The flaring from the door sill area to the wheel wells was noticeable in ’88, but it’s even more pronounced in 2016. Viewed from the front, the older car’s muscular fenders make it look tougher than it actually is; this aspect has also increased significantly. Everything just looks bigger, or at least more exaggerated. There are certain elements that almost appear caricatured – a theme that seems to be common in today’s vehicles from the Land of the Rising Sun (I’m thinking now of Lexus grilles and Mazda 6 front fenders). The Nissan badge on the nose (the Z designation has moved behind the front wheel) is so large that it calls to mind the oversized wristwatches that have lately come into vogue (among those younger folks who actually still wear watches). In my previous Wheel Scene article I alluded to a personal affinity towards understatement in styling; for better or worse, the 370Z is certainly not subtle!
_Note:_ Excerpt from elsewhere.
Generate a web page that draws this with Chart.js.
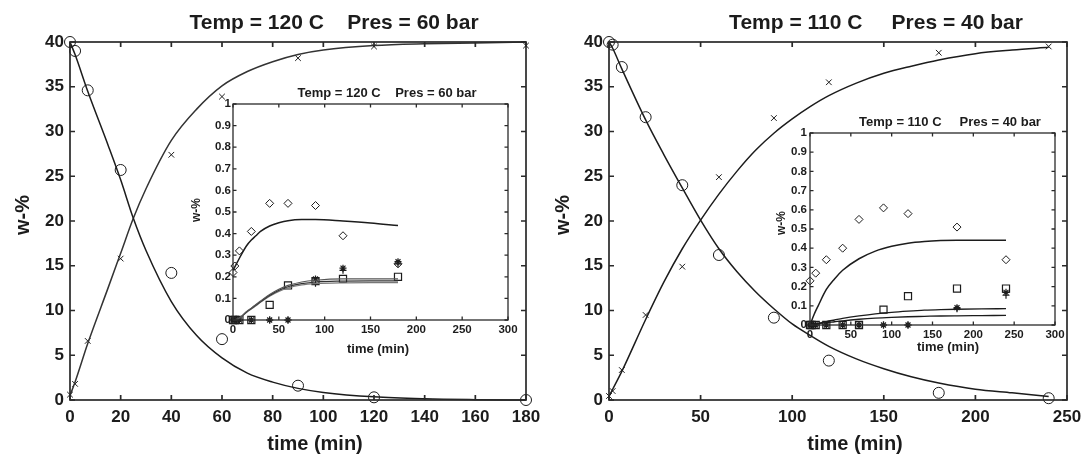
<!DOCTYPE html>
<html>
<head>
<meta charset="utf-8">
<script src="https://cdn.jsdelivr.net/npm/chart.js@4/dist/chart.umd.min.js"></script>
<style>
  html, body { margin: 0; padding: 0; background: #fff; }
  #fig { position: relative; width: 1085px; height: 462px; overflow: hidden; background: #fff; }
  #fig canvas { position: absolute; }
</style>
</head>
<body>
<div id="fig">
  <canvas id="mainA" width="545" height="462" style="left:0;top:0"></canvas>
  <canvas id="mainB" width="540" height="462" style="left:545px;top:0"></canvas>
  <canvas id="insetA" width="335" height="280" style="left:185px;top:80px"></canvas>
  <canvas id="insetB" width="310" height="250" style="left:765px;top:110px"></canvas>
</div>
<script>
// ---------- Run A: 120 C, 60 bar ----------
const timeA      = [0, 2, 7, 20, 40, 60, 90, 120, 180];
const feedA      = [40, 39.0, 34.6, 25.7, 14.2, 6.8, 1.6, 0.3, 0];
const productA   = [0.6, 1.8, 6.6, 15.8, 27.4, 33.9, 38.2, 39.5, 39.6];
const fitTimeA   = [0, 2, 7, 15, 20, 25, 30, 40, 50, 60, 70, 80, 90, 100, 120, 140, 160, 180];
const feedFitA   = [40, 38.6, 34.5, 28.5, 24.6, 20.3, 16.7, 11.0, 7.2, 4.7, 3.0, 2.0, 1.3, 0.85, 0.35, 0.13, 0.04, 0];
const prodFitA   = [0.5, 2.0, 6.3, 12.5, 16.4, 20.3, 23.6, 29.0, 32.5, 35.1, 36.7, 37.8, 38.6, 39.1, 39.6, 39.8, 39.9, 40];

// minor components, run A
const minorTimeA = [0, 2, 7, 20, 40, 60, 90, 120, 180];
const diamondA   = [0.22, 0.25, 0.32, 0.41, 0.54, 0.54, 0.53, 0.39, 0.26];
const squareA    = [0, 0, 0, 0, 0.07, 0.16, 0.18, 0.19, 0.20];
const starA      = [0, 0, 0, 0, 0, 0, 0.19, 0.24, 0.27];
const plusA      = [0, 0, 0, 0, 0, 0, 0.17, 0.23, 0.26];
const minorFitTimeA = [0, 5, 10, 15, 20, 25, 30, 40, 50, 60, 75, 90, 120, 150, 180];
const diamondFitA   = [0.23, 0.27, 0.31, 0.345, 0.37, 0.39, 0.41, 0.435, 0.45, 0.46, 0.465, 0.465, 0.458, 0.449, 0.437];
const lowFitA1      = [0, 0.005, 0.02, 0.04, 0.055, 0.072, 0.088, 0.118, 0.142, 0.16, 0.176, 0.184, 0.19, 0.19, 0.19];
const lowFitA2      = [0, 0.004, 0.018, 0.038, 0.053, 0.069, 0.085, 0.114, 0.137, 0.154, 0.168, 0.176, 0.18, 0.181, 0.181];
const lowFitA3      = [0, 0.004, 0.017, 0.036, 0.051, 0.066, 0.082, 0.11, 0.132, 0.148, 0.162, 0.168, 0.172, 0.173, 0.173];

// ---------- Run B: 110 C, 40 bar ----------
const timeB      = [0, 2, 7, 20, 40, 60, 90, 120, 180, 240];
const feedB      = [40, 39.7, 37.2, 31.6, 24.0, 16.2, 9.2, 4.4, 0.8, 0.2];
const productB   = [0.45, 1.0, 3.35, 9.5, 14.9, 24.9, 31.5, 35.5, 38.8, 39.5];
const fitTimeB   = [0, 2, 7, 20, 30, 40, 50, 60, 70, 80, 90, 100, 110, 120, 135, 150, 165, 180, 200, 220, 240];
const feedFitB   = [40, 39.3, 37.0, 31.3, 27.4, 23.7, 20.1, 16.9, 14.3, 12.1, 10.2, 8.5, 7.2, 6.0, 4.6, 3.5, 2.6, 1.9, 1.2, 0.8, 0.4];
const prodFitB   = [0.4, 1.2, 3.2, 9.0, 13.2, 16.9, 20.1, 23.0, 25.6, 27.9, 29.8, 31.4, 32.8, 34.0, 35.4, 36.5, 37.3, 38.0, 38.7, 39.1, 39.4];

// minor components, run B
const minorTimeB = [0, 2, 7, 20, 40, 60, 90, 120, 180, 240];
const diamondB   = [0.23, null, 0.27, 0.34, 0.40, 0.55, 0.61, 0.58, 0.51, 0.34];
const squareB    = [0, 0, 0, 0, 0, 0, 0.08, 0.15, 0.19, 0.19];
const starB      = [0, 0, 0, 0, 0, 0, 0, 0, 0.09, 0.17];
const plusB      = [0, 0, 0, 0, 0, 0, 0, 0, 0.085, 0.155];
const minorFitTimeB = [0, 5, 10, 20, 30, 40, 60, 80, 100, 120, 140, 160, 180, 210, 240];
const diamondFitB   = [0, 0.055, 0.1, 0.185, 0.24, 0.285, 0.345, 0.385, 0.41, 0.426, 0.435, 0.44, 0.442, 0.442, 0.442];
const lowFitB1      = [0, 0.004, 0.009, 0.018, 0.026, 0.034, 0.047, 0.058, 0.066, 0.072, 0.077, 0.08, 0.082, 0.084, 0.085];
const lowFitB2      = [0, 0.003, 0.006, 0.012, 0.017, 0.022, 0.03, 0.036, 0.04, 0.043, 0.045, 0.047, 0.048, 0.049, 0.05];

// ---------- drawing helpers ----------
const INK = '#1c1c1c';
const FAMILY = "'Liberation Sans', Arial, Helvetica, sans-serif";
const NONE = 'rgba(0,0,0,0)';

const toPoints = (xs, ys) => xs.map((x, i) => ({ x, y: ys[i] })).filter(p => p.y !== null);

function markers(xs, ys, style, radius, width) {
  return {
    data: toPoints(xs, ys), showLine: false, clip: false,
    pointStyle: style, pointRadius: radius, pointHoverRadius: radius,
    pointBorderColor: INK, pointBackgroundColor: NONE, pointBorderWidth: width || 1
  };
}
function curve(xs, ys, width, color) {
  return {
    data: toPoints(xs, ys), showLine: true, clip: false,
    borderColor: color || INK, borderWidth: width, pointRadius: 0,
    cubicInterpolationMode: 'monotone', fill: false
  };
}

// box around the plot area with inward ticks on all four sides
const boxFrame = {
  id: 'boxFrame',
  beforeDraw(chart, args, o) {
    if (!o.fill) return;
    const a = chart.chartArea, ctx = chart.ctx;
    ctx.save();
    ctx.fillStyle = o.fill;
    ctx.fillRect(a.left, a.top, a.right - a.left, a.bottom - a.top);
    ctx.restore();
  },
  afterDraw(chart, args, o) {
    const a = chart.chartArea, ctx = chart.ctx;
    const { x, y } = chart.scales;
    const L = o.tick || 5;
    ctx.save();
    ctx.strokeStyle = o.color || INK;
    ctx.lineWidth = o.width || 1.5;
    ctx.beginPath();
    x.ticks.forEach(t => {
      const p = x.getPixelForValue(t.value);
      ctx.moveTo(p, a.bottom); ctx.lineTo(p, a.bottom - L);
      ctx.moveTo(p, a.top); ctx.lineTo(p, a.top + L);
    });
    y.ticks.forEach(t => {
      const p = y.getPixelForValue(t.value);
      ctx.moveTo(a.left, p); ctx.lineTo(a.left + L, p);
      ctx.moveTo(a.right, p); ctx.lineTo(a.right - L, p);
    });
    ctx.stroke();
    ctx.strokeRect(a.left, a.top, a.right - a.left, a.bottom - a.top);
    ctx.restore();
  }
};

// titles and axis captions
const captions = {
  id: 'captions',
  afterDraw(chart, args, o) {
    const ctx = chart.ctx;
    (o.items || []).forEach(it => {
      ctx.save();
      ctx.font = it.font;
      ctx.fillStyle = INK;
      ctx.textAlign = 'center';
      ctx.textBaseline = 'middle';
      ctx.translate(it.x, it.y);
      if (it.rotate) ctx.rotate(it.rotate);
      ctx.fillText(it.text, 0, 0);
      ctx.restore();
    });
  }
};

// tick text: shortest form, so 1.0 reads "1" and 0.30000000000000004 reads "0.3"
const plainNumber = v => String(+Number(v).toFixed(2));

function panel(canvasId, datasets, cfg) {
  const tickFont = { family: FAMILY, weight: 'bold', size: cfg.tickSize };
  return new Chart(document.getElementById(canvasId), {
    type: 'scatter',
    data: { datasets },
    plugins: [boxFrame, captions],
    options: {
      responsive: false, animation: false, events: [],
      layout: { autoPadding: false, padding: cfg.padding },
      plugins: {
        legend: { display: false }, tooltip: { enabled: false },
        boxFrame: { tick: cfg.tickLen, width: cfg.frameWidth, fill: cfg.fill, color: '#2a2a2a' },
        captions: { items: cfg.captions }
      },
      scales: {
        x: {
          type: 'linear', min: cfg.xMin, max: cfg.xMax,
          ticks: { stepSize: cfg.xStep, font: tickFont, color: INK, padding: cfg.xPad, maxRotation: 0, autoSkip: false, callback: plainNumber },
          grid: { display: false, drawTicks: false }, border: { display: false },
          afterFit: s => { s.height = cfg.xAxisH; s.paddingLeft = 0; s.paddingRight = 0; }
        },
        y: {
          type: 'linear', min: cfg.yMin, max: cfg.yMax,
          ticks: { stepSize: cfg.yStep, font: tickFont, color: INK, padding: cfg.yPad, autoSkip: false, callback: plainNumber },
          grid: { display: false, drawTicks: false }, border: { display: false },
          afterFit: s => { s.width = cfg.yAxisW; s.paddingTop = 0; s.paddingBottom = 0; }
        }
      }
    }
  });
}

const bigTitle = `bold 21px ${FAMILY}`;
const bigAxis = `bold 20px ${FAMILY}`;
const smallTitle = `bold 13px ${FAMILY}`;
const smallAxis = `bold 13px ${FAMILY}`;

// ---------- main panels ----------
panel('mainA', [
  curve(fitTimeA, feedFitA, 1.5),
  curve(fitTimeA, prodFitA, 1.5, '#333'),
  markers(timeA, feedA, 'circle', 5.5),
  markers(timeA, productA, 'crossRot', 4)
], {
  xMin: 0, xMax: 180, xStep: 20, yMin: 0, yMax: 40, yStep: 5,
  tickSize: 17, xPad: 7, yPad: 6, yAxisW: 70, xAxisH: 62,
  padding: { top: 42, right: 19, bottom: 0, left: 0 },
  tickLen: 5, frameWidth: 1.7,
  captions: [
    { text: 'Temp = 120 C    Pres = 60 bar', x: 334, y: 23, font: bigTitle },
    { text: 'time (min)', x: 315, y: 444, font: bigAxis },
    { text: 'w-%', x: 23, y: 215, font: bigAxis, rotate: -Math.PI / 2 }
  ]
});

panel('mainB', [
  curve(fitTimeB, feedFitB, 1.5),
  curve(fitTimeB, prodFitB, 1.5),
  markers(timeB, feedB, 'circle', 5.5),
  markers(timeB, productB, 'crossRot', 4)
], {
  xMin: 0, xMax: 250, xStep: 50, yMin: 0, yMax: 40, yStep: 5,
  tickSize: 17, xPad: 7, yPad: 6, yAxisW: 64, xAxisH: 62,
  padding: { top: 42, right: 18, bottom: 0, left: 0 },
  tickLen: 5, frameWidth: 1.7,
  captions: [
    { text: 'Temp = 110 C     Pres = 40 bar', x: 331, y: 23, font: bigTitle },
    { text: 'time (min)', x: 310, y: 444, font: bigAxis },
    { text: 'w-%', x: 18, y: 215, font: bigAxis, rotate: -Math.PI / 2 }
  ]
});

// ---------- inset panels (minor components) ----------
panel('insetA', [
  curve(minorFitTimeA, diamondFitA, 1.5),
  curve(minorFitTimeA, lowFitA1, 1.2, '#555'),
  curve(minorFitTimeA, lowFitA2, 1.2, '#333'),
  curve(minorFitTimeA, lowFitA3, 1.2, '#777'),
  markers(minorTimeA, diamondA, 'rectRot', 4),
  markers(minorTimeA, squareA, 'rect', 5, 1.2),
  markers(minorTimeA, starA, 'star', 3.5, 1.2),
  markers(minorTimeA, plusA, 'cross', 3.5, 1.2)
], {
  xMin: 0, xMax: 300, xStep: 50, yMin: 0, yMax: 1, yStep: 0.1,
  tickSize: 11.5, xPad: 3, yPad: 2, yAxisW: 48, xAxisH: 40,
  padding: { top: 24, right: 12, bottom: 0, left: 0 },
  tickLen: 3.5, frameWidth: 1.3, fill: '#fff',
  captions: [
    { text: 'Temp = 120 C    Pres = 60 bar', x: 202, y: 13, font: smallTitle },
    { text: 'time (min)', x: 193, y: 269, font: smallAxis },
    { text: 'w-%', x: 12, y: 130, font: `bold 12px ${FAMILY}`, rotate: -Math.PI / 2 }
  ]
});

panel('insetB', [
  curve(minorFitTimeB, diamondFitB, 1.5),
  curve(minorFitTimeB, lowFitB1, 1.3),
  curve(minorFitTimeB, lowFitB2, 1.3),
  markers(minorTimeB, diamondB, 'rectRot', 4),
  markers(minorTimeB, squareB, 'rect', 5, 1.2),
  markers(minorTimeB, starB, 'star', 3.5, 1.2),
  markers(minorTimeB, plusB, 'cross', 3.5, 1.2)
], {
  xMin: 0, xMax: 300, xStep: 50, yMin: 0, yMax: 1, yStep: 0.1,
  tickSize: 11.5, xPad: 3, yPad: 3, yAxisW: 45, xAxisH: 35,
  padding: { top: 23, right: 20, bottom: 0, left: 0 },
  tickLen: 3.5, frameWidth: 1.3, fill: '#fff',
  captions: [
    { text: 'Temp = 110 C     Pres = 40 bar', x: 185, y: 12, font: smallTitle },
    { text: 'time (min)', x: 183, y: 237, font: smallAxis },
    { text: 'w-%', x: 17, y: 113, font: `bold 12px ${FAMILY}`, rotate: -Math.PI / 2 }
  ]
});
</script>
</body>
</html>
In keeping with the retro wave that the entire industry seemed to catch about two decades ago, some of the 370’s cues are actually more of a throwback to the original Z: there are once again three center-dash gauge ports (they were reduced to two in the Z31) and a three-spoke steering wheel. Like the earliest cars, the small rear quarter window has an upward rake, as opposed to the larger descending window on the ’88. But like the 350Z, the most recent car departs from convention with various aspects that have gone from a horizontal orientation to largely vertical: the headlights, front and rear signal lamps, and door handles have all been rotated ninety degrees (or nearly) from the more “flat” configurations of the older cars (though interestingly, the front signals on the Nismo version are horizontal). In the head- and taillights, the design is somewhat appealing; in the other areas it creates a kind of static look. Sports car designs typically tend to imply movement, but these “up-and-down” elements produce rather the opposite effect.

The new car definitely continues a trend that was reestablished with the Z32 in 1990: that of returning the Z from potential luxo-cruiser status back to its purist roots. Long gone is the ungainly 2 + 2 variant and interior color options that hearkened to the ‘70’s (in fact, a buyer must approach the $40k mark before anything other than black cloth is available, and even then choices are limited). And with former competitors like the Mazda RX-7 and the Honda S2000 in the rearview mirror, the Z car again stands alone – which is just how its fans like it.

By the way, one option you’ll definitely not find on the latest Z that was nice to have on my 1988 driver on a fine spring day: t-tops! Those who prefer open-air motoring must opt for the roadster. Hey Nissan: are you open to suggestions?